What does λ (lambda) represent?

λ is the average number of events in the interval you are studying. It is simultaneously the mean and the variance of the Poisson distribution — a unique property that makes the distribution easy to parameterise from real data. If your process runs over different time windows, scale λ proportionally: if 3 events happen per hour on average, then λ = 1.5 for a 30-minute window.

When does the Poisson distribution apply?
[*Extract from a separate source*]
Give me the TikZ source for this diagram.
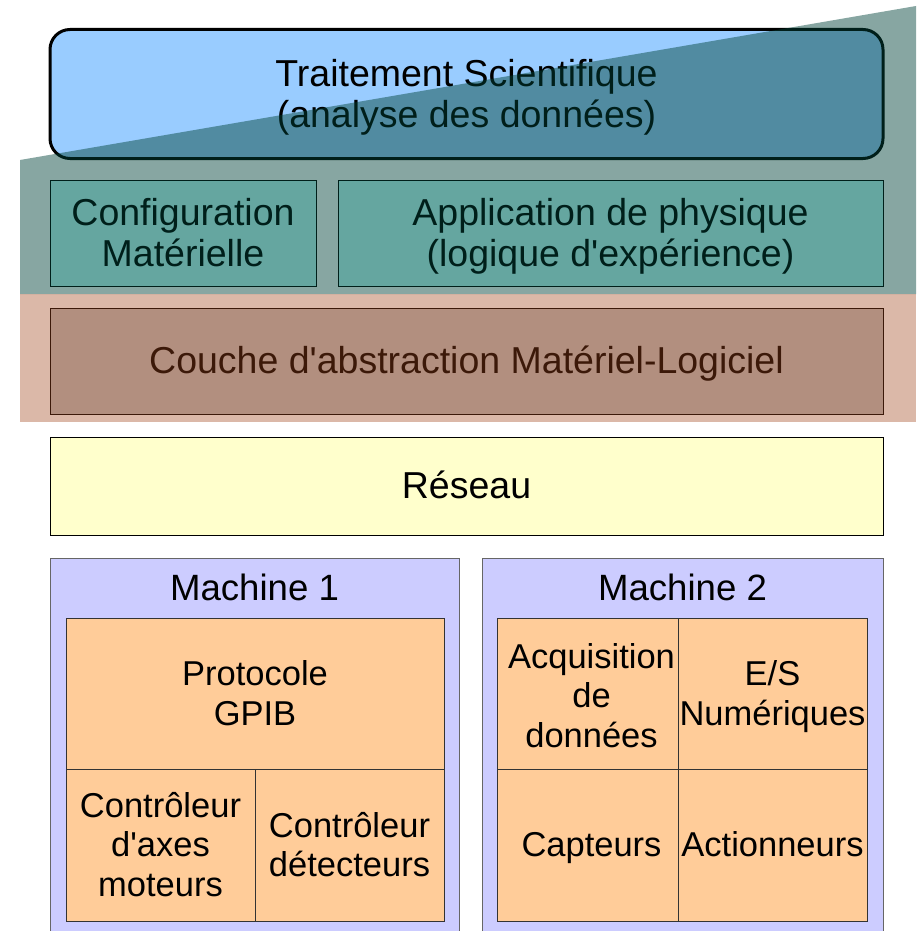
\documentclass[tikz,border=0pt]{standalone}
\usepackage{fontspec}
\setmainfont{Liberation Sans}
% line strut with the font's ascent and descent, so every line box is alike
\newcommand\lnstrut{\rule[-0.212em]{0pt}{1.117em}}
\newcommand\apos{\textquotesingle}
\begin{document}
\begin{tikzpicture}[x=1pt,y=-1pt,
  big/.style={font=\fontsize{37.5}{41.9}\selectfont},
  head/.style={font=\fontsize{36.6}{40.9}\selectfont},
  small/.style={font=\fontsize{34.5}{38.5}\selectfont},
  layerbox/.style={draw=black, line width=1pt, inner sep=0pt, align=center, big},
  cell/.style={draw=black!80, fill=cellfill, line width=1pt, inner sep=0pt},
  celltext/.style={inner sep=0pt, align=center, small},
  machine/.style={draw=black!60, fill=machfill, line width=1.2pt, inner sep=0pt}]
\definecolor{sciblue}{RGB}{153,204,255}
\definecolor{cfgfill}{RGB}{192,255,253}
\definecolor{halfill}{RGB}{190,190,190}
\definecolor{netfill}{RGB}{255,255,204}
\definecolor{machfill}{RGB}{204,204,255}
\definecolor{cellfill}{RGB}{255,204,153}
\definecolor{tealband}{RGB}{0,66,57}
\definecolor{pinkband}{RGB}{160,68,26}
\useasboundingbox (0,0) rectangle (916,931);
\clip (0,0) rectangle (916,931);

% software layers (under the translucent bands)
\node[layerbox, fill=sciblue, line width=3pt, rounded corners=20pt,
      minimum width=833pt, minimum height=129pt] (sci) at (466.5,94)
      {\lnstrut Traitement Scientifique\\\lnstrut(analyse des données)};
\node[layerbox, fill=cfgfill, minimum width=266pt, minimum height=106pt] (cfg) at (183,233)
      {\lnstrut Configuration\\\lnstrut Matérielle};
\node[layerbox, fill=cfgfill, minimum width=545pt, minimum height=106pt] (app) at (610.5,233)
      {\lnstrut Application de physique\\\lnstrut(logique d\apos expérience)};
\node[layerbox, fill=halfill, minimum width=833pt, minimum height=106pt] (hal) at (466.5,361)
      {\lnstrut Couche d\apos abstraction Matériel-Logiciel};

% translucent bands
\fill[tealband, opacity=0.47] (20,160) -- (916,6) -- (916,294) -- (20,294) -- cycle;
\fill[pinkband, opacity=0.38] (20,294) rectangle (916,422);

% network
\node[layerbox, fill=netfill, minimum width=833pt, minimum height=98pt] (net) at (466.5,486)
      {\lnstrut Réseau};

% machines
\node[machine, minimum width=409pt, minimum height=400pt, anchor=north west] (m1) at (50,558) {};
\node[head] (m1t) at (254.5,588) {\lnstrut Machine 1};
\node[machine, minimum width=401pt, minimum height=400pt, anchor=north west] (m2) at (482,558) {};
\node[head] (m2t) at (682.5,588) {\lnstrut Machine 2};

% machine 1 modules
\node[cell, minimum width=378pt, minimum height=151pt] (gpib) at (255,693.5) {};
\node[cell, minimum width=189pt, minimum height=152pt] (axes) at (160.5,845) {};
\node[cell, minimum width=189pt, minimum height=152pt] (det) at (349.5,845) {};
\node[celltext] (gpib-t) at (gpib) {\lnstrut Protocole\\\lnstrut GPIB};
\node[celltext] (axes-t) at (axes) {\lnstrut Contrôleur\\\lnstrut d\apos axes\\\lnstrut moteurs};
\node[celltext] (det-t) at (det) {\lnstrut Contrôleur\\\lnstrut détecteurs};

% machine 2 modules
\node[cell, minimum width=181pt, minimum height=151pt] (acq) at (587.5,693.5) {};
\node[cell, minimum width=189pt, minimum height=151pt] (io) at (772.5,693.5) {};
\node[cell, minimum width=181pt, minimum height=152pt] (capt) at (587.5,845) {};
\node[cell, minimum width=189pt, minimum height=152pt] (act) at (772.5,845) {};
\node[celltext] (acq-t) at ([xshift=4pt,yshift=-2.5pt]acq) {\lnstrut Acquisition\\\lnstrut de\\\lnstrut données};
\node[celltext] (io-t) at (io) {\lnstrut E/S\\\lnstrut Numériques};
\node[celltext] (capt-t) at ([xshift=4pt]capt) {\lnstrut Capteurs};
\node[celltext] (act-t) at (act) {\lnstrut Actionneurs};
\end{tikzpicture}
\end{document}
Use it when events are independent of each other, the average rate is constant over the interval, two events cannot occur at exactly the same instant (non-simultaneous), and you are counting occurrences (not measuring a continuous quantity). It is also the limiting case of the Binomial distribution when n is large, p is small, and λ = np stays finite.
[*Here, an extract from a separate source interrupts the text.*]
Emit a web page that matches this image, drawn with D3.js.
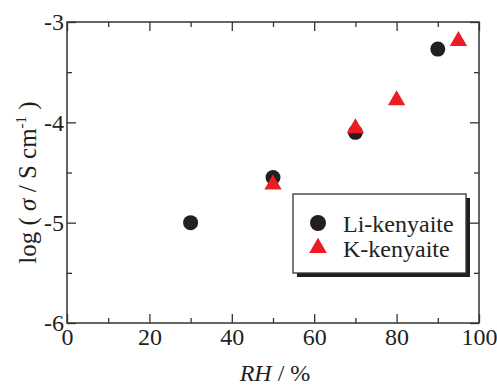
<!DOCTYPE html>
<html>
<head>
<meta charset="utf-8">
<script src="https://cdn.jsdelivr.net/npm/d3@7"></script>
<style>
  body { margin: 0; background: #fff; }
</style>
</head>
<body>
<div id="chart"></div>
<script>
// data
var liRH = [30, 50, 70, 90];
var liLogSigma = [-5.0, -4.55, -4.10, -3.27];
var kRH = [50, 70, 80, 95];
var kLogSigma = [-4.62, -4.06, -3.78, -3.19];
var xTicks = [0, 20, 40, 60, 80, 100];
var yTicks = [-6, -5, -4, -3];
var seriesNames = ["Li-kenyaite", "K-kenyaite"];

var svgWidth = 497;
var svgHeight = 385;
var margin = { top: 22, right: 18, bottom: 62, left: 67 };
var width = svgWidth - margin.left - margin.right;
var height = svgHeight - margin.top - margin.bottom;

var serif = "'Liberation Serif', 'Times New Roman', serif";
var fontSize = "24px";
var axisColor = "#333";
var black = "#231f20";
var red = "#ed1c24";

var svg = d3.select("#chart").append("svg")
  .attr("width", svgWidth)
  .attr("height", svgHeight)
  .style("font-family", serif);

var g = svg.append("g")
  .attr("transform", `translate(${margin.left}, ${margin.top})`);

var x = d3.scaleLinear().domain([0, 100]).range([0, width]);
var y = d3.scaleLinear().domain([-6, -3]).range([height, 0]);

var xMinor = d3.range(10, 100, 20);
var yMinor = [-5.5, -4.5, -3.5];

function styleAxis(sel) {
  sel.attr("font-family", null).attr("font-size", null);
  sel.select(".domain").remove();
  sel.selectAll("line").attr("stroke", axisColor).attr("stroke-width", 1.3);
  sel.selectAll("text")
    .style("font-family", serif)
    .style("font-size", fontSize)
    .attr("fill", black);
}

// bottom
g.append("g").attr("transform", `translate(0, ${height})`)
  .call(d3.axisBottom(x).tickValues(xTicks).tickSizeInner(-9).tickSizeOuter(0).tickPadding(5)
    .tickFormat(d => d.toString()))
  .call(styleAxis);
g.append("g").attr("transform", `translate(0, ${height})`)
  .call(d3.axisBottom(x).tickValues(xMinor).tickSize(-5).tickFormat(""))
  .call(styleAxis);
// top
g.append("g")
  .call(d3.axisTop(x).tickValues(xTicks).tickSize(-9).tickFormat(""))
  .call(styleAxis);
g.append("g")
  .call(d3.axisTop(x).tickValues(xMinor).tickSize(-5).tickFormat(""))
  .call(styleAxis);
// left
g.append("g")
  .call(d3.axisLeft(y).tickValues(yTicks).tickSizeInner(-9).tickSizeOuter(0).tickPadding(3)
    .tickFormat(d => d.toString()))
  .call(styleAxis);
g.append("g")
  .call(d3.axisLeft(y).tickValues(yMinor).tickSize(-5).tickFormat(""))
  .call(styleAxis);
// right
g.append("g").attr("transform", `translate(${width}, 0)`)
  .call(d3.axisRight(y).tickValues(yTicks).tickSize(-9).tickFormat(""))
  .call(styleAxis);
g.append("g").attr("transform", `translate(${width}, 0)`)
  .call(d3.axisRight(y).tickValues(yMinor).tickSize(-5).tickFormat(""))
  .call(styleAxis);

// frame
g.append("rect")
  .attr("width", width)
  .attr("height", height)
  .attr("fill", "none")
  .attr("stroke", axisColor)
  .attr("stroke-width", 1.5);

// Li-kenyaite circles
g.selectAll(".li")
  .data(liRH)
  .enter()
  .append("circle")
  .attr("class", "li")
  .attr("cx", d => x(d))
  .attr("cy", (d, i) => y(liLogSigma[i]))
  .attr("r", 7.5)
  .attr("fill", black);

// K-kenyaite triangles
var tri = d3.symbol().type(d3.symbolTriangle).size(130);
g.selectAll(".k")
  .data(kRH)
  .enter()
  .append("path")
  .attr("class", "k")
  .attr("d", tri)
  .attr("transform", (d, i) => `translate(${x(d)}, ${y(kLogSigma[i])})`)
  .attr("fill", red);

// legend
var legend = svg.append("g").attr("transform", "translate(293, 194)");
legend.append("rect")
  .attr("x", 4).attr("y", 4)
  .attr("width", 173).attr("height", 79)
  .attr("fill", black);
legend.append("rect")
  .attr("width", 173).attr("height", 79)
  .attr("fill", "#fff")
  .attr("stroke", axisColor)
  .attr("stroke-width", 1.3);
legend.append("circle")
  .attr("cx", 25).attr("cy", 29).attr("r", 8)
  .attr("fill", black);
legend.append("path")
  .attr("d", d3.symbol().type(d3.symbolTriangle).size(135))
  .attr("transform", "translate(25, 54)")
  .attr("fill", red);
legend.selectAll(".lt")
  .data(seriesNames)
  .enter()
  .append("text")
  .attr("class", "lt")
  .attr("x", 50)
  .attr("y", (d, i) => 38 + i * 25)
  .attr("fill", black)
  .style("font-family", serif)
  .style("font-size", fontSize)
  .text(d => d);

// axis titles
var xTitle = svg.append("text")
  .attr("x", margin.left + width / 2 + 2)
  .attr("y", 381)
  .attr("text-anchor", "middle")
  .attr("fill", black)
  .style("font-family", serif)
  .style("font-size", fontSize);
xTitle.append("tspan").style("font-style", "italic").text("RH");
xTitle.append("tspan").text(" / %");

var yTitle = svg.append("text")
  .attr("transform", `translate(36, ${margin.top + height / 2 + 10}) rotate(-90)`)
  .attr("text-anchor", "middle")
  .attr("fill", black)
  .style("font-family", serif)
  .style("font-size", "25px");
yTitle.append("tspan").text("log ( ");
yTitle.append("tspan").style("font-style", "italic").text("σ");
yTitle.append("tspan").text(" / S cm");
yTitle.append("tspan").attr("dy", -10).style("font-size", "15px").text("-1");
yTitle.append("tspan").attr("dy", 10).text(" )");
</script>
</body>
</html>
How are the mean, variance and standard deviation related to λ?

For a Poisson random variable X with rate λ: Mean μ = λ, Variance σ² = λ, Standard deviation σ = √λ, Skewness = 1/√λ, Excess kurtosis = 1/λ. The equality of mean and variance is the defining signature of a Poisson process; if your data show σ² substantially larger than μ you likely have over-dispersion and a Negative Binomial model may fit better.

What is the mode of a Poisson distribution?

When λ is not an integer, the mode is floor(λ) — the largest integer not exceeding λ. When λ is a positive integer, both λ−1 and λ are modes (the distribution has two equally likely peaks). The calculator displays the lower of the two modes when λ is a whole number.

Poisson Distribution Calculator

The Poisson distribution is one of the most widely used probability models in statistics, engineering, biology, finance and operations research. It describes the number of independent random events that occur in a fixed interval when those events happen at a known, constant average rate. This calculator lets you compute any Poisson probability — exact, cumulative or range — instantly in your browser, alongside the full PMF/CDF table and a bar-chart view of the distribution.

How it works

The Poisson probability mass function (PMF) is:

P(X = k) = λ^k · e^(−λ) / k!

where λ (lambda) is the average number of events per interval, k is the non-negative integer count you want to evaluate, and e ≈ 2.71828 is Euler’s number. The calculator evaluates this in log-space:

ln P = k · ln λ − λ − ln(k!)

before exponentiating, which avoids floating-point underflow for large k or large λ — a common pitfall in naive implementations that compute λ^k and k! separately.

Cumulative queries use the CDF: P(X ≤ k) = Σᵢ₌₀ᵏ P(X = i). The “at least k” query uses the complement: P(X ≥ k) = 1 − P(X ≤ k−1). The range query combines both: P(k₁ ≤ X ≤ k₂) = P(X ≤ k₂) − P(X ≤ k₁ − 1).

Distribution moments for a Poisson(λ) random variable:

Statistic	Formula	Significance
Mean	λ	Expected number of events
Variance	λ	Equal to the mean — unique Poisson signature
Std deviation	√λ	Spread around the mean
Skewness	1/√λ	Always right-skewed; approaches 0 as λ → ∞
Excess kurtosis	1/λ	Heavier right tail than Normal for small λ

Worked example

A hospital emergency department receives, on average, 4.5 patients per hour during night shifts. The number of arrivals per hour follows a Poisson distribution with λ = 4.5.

Question: What is the probability that exactly 3 patients arrive in one hour?

Step 1 — Apply the PMF: P(X = 3) = (4.5³ × e^(−4.5)) / 3! = (91.125 × 0.01111) / 6 = 1.0125 / 6 ≈ 0.1687 (16.87%)

Step 2 — Cumulative check: P(X ≤ 3) = P(0) + P(1) + P(2) + P(3) ≈ 0.0111 + 0.0500 + 0.1125 + 0.1687 ≈ 0.3423 (34.23%)

Step 3 — At-least query: P(X ≥ 3) = 1 − P(X ≤ 2) ≈ 1 − 0.1736 ≈ 0.8264 (82.64%)

Query	Probability
P(X = 3)	16.87%
P(X ≤ 3)	34.23%
P(X ≥ 3)	82.64%
P(3 ≤ X ≤ 6)	61.48%

So the department should staff for at least 3 arrivals roughly 83% of the time.

Formula note

The Poisson distribution emerges as the limit of the Binomial(n, p) distribution as n → ∞ and p → 0 with np = λ held fixed. This approximation is accurate whenever n ≥ 100 and p ≤ 0.01. Conversely, when λ is large (λ ≥ 30), the Poisson distribution is well approximated by a Normal distribution with μ = σ² = λ — though the Poisson calculator here remains exact at any λ since it operates entirely in log-space.